◆ INFORMATION SHOWN
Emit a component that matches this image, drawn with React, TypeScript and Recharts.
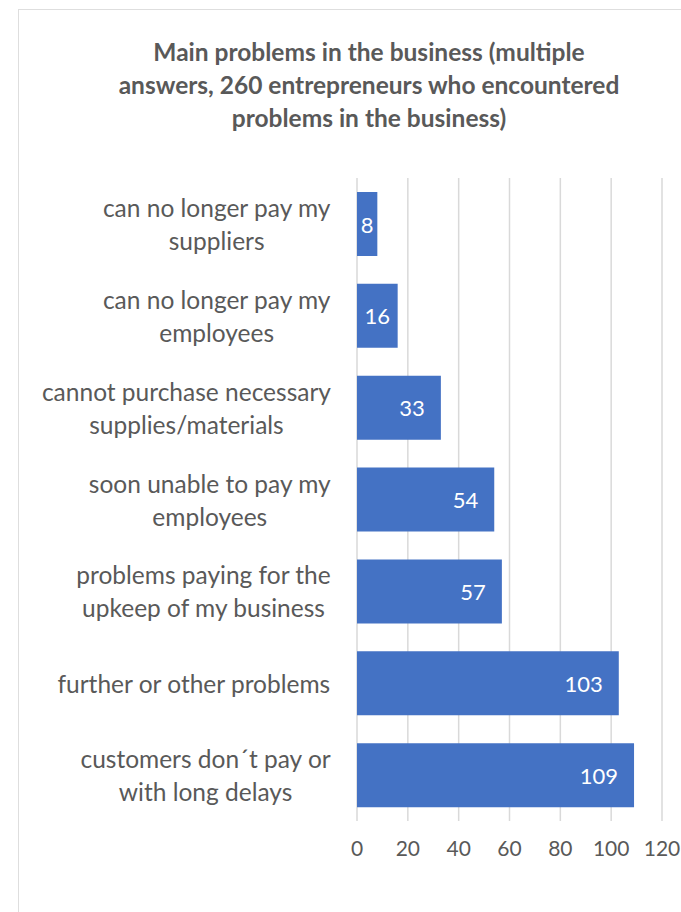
import { BarChart, Bar, XAxis, YAxis, CartesianGrid, LabelList } from "recharts";

const categories = [
  "can no longer pay my\nsuppliers",
  "can no longer pay my\nemployees",
  "cannot purchase necessary\nsupplies/materials",
  "soon unable to pay my\nemployees",
  "problems paying for the\nupkeep of my business",
  "further or other problems",
  "customers don\u00b4t pay or\nwith long delays",
];
const counts = [8, 16, 33, 54, 57, 103, 109];
const xTicks = [0, 20, 40, 60, 80, 100, 120];
const titleLines = [
  "Main problems in the business (multiple",
  "answers, 260 entrepreneurs who encountered",
  "problems in the business)",
];

const data = categories.map((name, i) => ({ name, value: counts[i] }));

const FONT = "Lato, 'Open Sans', sans-serif";
const GREY = "#595959";

let ctx: CanvasRenderingContext2D | null = null;
function textWidth(s: string, font: string) {
  if (!ctx) ctx = document.createElement("canvas").getContext("2d");
  if (!ctx) return s.length * 12;
  ctx.font = font;
  return ctx.measureText(s).width;
}

function CategoryTick(props: any) {
  const { y, payload } = props;
  const lines = String(payload.value).split("\n");
  const w = Math.max(...lines.map((l) => textWidth(l, "24.5px Lato")));
  const cx = 331 - w / 2;
  const lh = 33;
  const top = y - ((lines.length - 1) * lh) / 2;
  return (
    <g>
      {lines.map((l, i) => (
        <text
          key={i}
          x={cx}
          y={top + i * lh}
          textAnchor="middle"
          dominantBaseline="central"
          fill={GREY}
          fontSize={24.5}
          fontFamily={FONT}
        >
          {l}
        </text>
      ))}
    </g>
  );
}

function ValueLabel(props: any) {
  const { x, y, width, height, value } = props;
  const tw = textWidth(String(value), "22px Lato");
  let cx = x + width - 16 - tw / 2;
  if (cx - tw / 2 < x + 5) cx = x + width / 2;
  return (
    <text
      x={cx}
      y={y + height / 2}
      textAnchor="middle"
      dominantBaseline="central"
      fill="#ffffff"
      fontSize={22}
      fontFamily={FONT}
    >
      {value}
    </text>
  );
}

export default function App() {
  return (
    <div
      style={{
        position: "absolute",
        left: 0,
        top: 0,
        width: 681,
        height: 912,
        overflow: "hidden",
        background: "#fff",
      }}
    >
      <div
        style={{
          position: "absolute",
          left: 18,
          top: 9,
          width: 720,
          height: 960,
          border: "1.5px solid #dedede",
        }}
      />
      <div
        style={{
          position: "absolute",
          left: 19,
          top: 35,
          width: 700,
          textAlign: "center",
          fontFamily: FONT,
          fontWeight: 700,
          fontSize: 24.5,
          lineHeight: "33px",
          color: GREY,
        }}
      >
        {titleLines.map((t, i) => (
          <div key={i}>{t}</div>
        ))}
      </div>
      <div style={{ position: "absolute", left: 0, top: 0 }}>
        <BarChart
          width={681}
          height={912}
          data={data}
          layout="vertical"
          barSize={64}
          margin={{ top: 178, right: 19, bottom: 51, left: 0 }}
        >
          <CartesianGrid horizontal={false} stroke="#d9d9d9" strokeWidth={1.5} />
          <XAxis
            type="number"
            domain={[0, 120]}
            ticks={xTicks}
            height={40}
            axisLine={false}
            tickLine={false}
            tick={{ fontSize: 21, fill: GREY, fontFamily: FONT }}
            tickMargin={14}
            interval={0}
          />
          <YAxis
            type="category"
            dataKey="name"
            width={357}
            axisLine={false}
            tickLine={false}
            tick={<CategoryTick />}
            interval={0}
          />
          <Bar dataKey="value" fill="#4472C4" isAnimationActive={false}>
            <LabelList dataKey="value" content={<ValueLabel />} />
          </Bar>
        </BarChart>
      </div>
    </div>
  );
}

◆ EXERCISE REQUIREMENTS
Write out the lines from the start of the material to the line with "YAxis, CartesianGrid, LabelList", inclusive and exactly. Skip the pictures.

◆ TASK ANSWER
Emit a component that matches this image, drawn with React, TypeScript and Recharts.
import { BarChart, Bar, XAxis, YAxis, CartesianGrid, LabelList } from "recharts";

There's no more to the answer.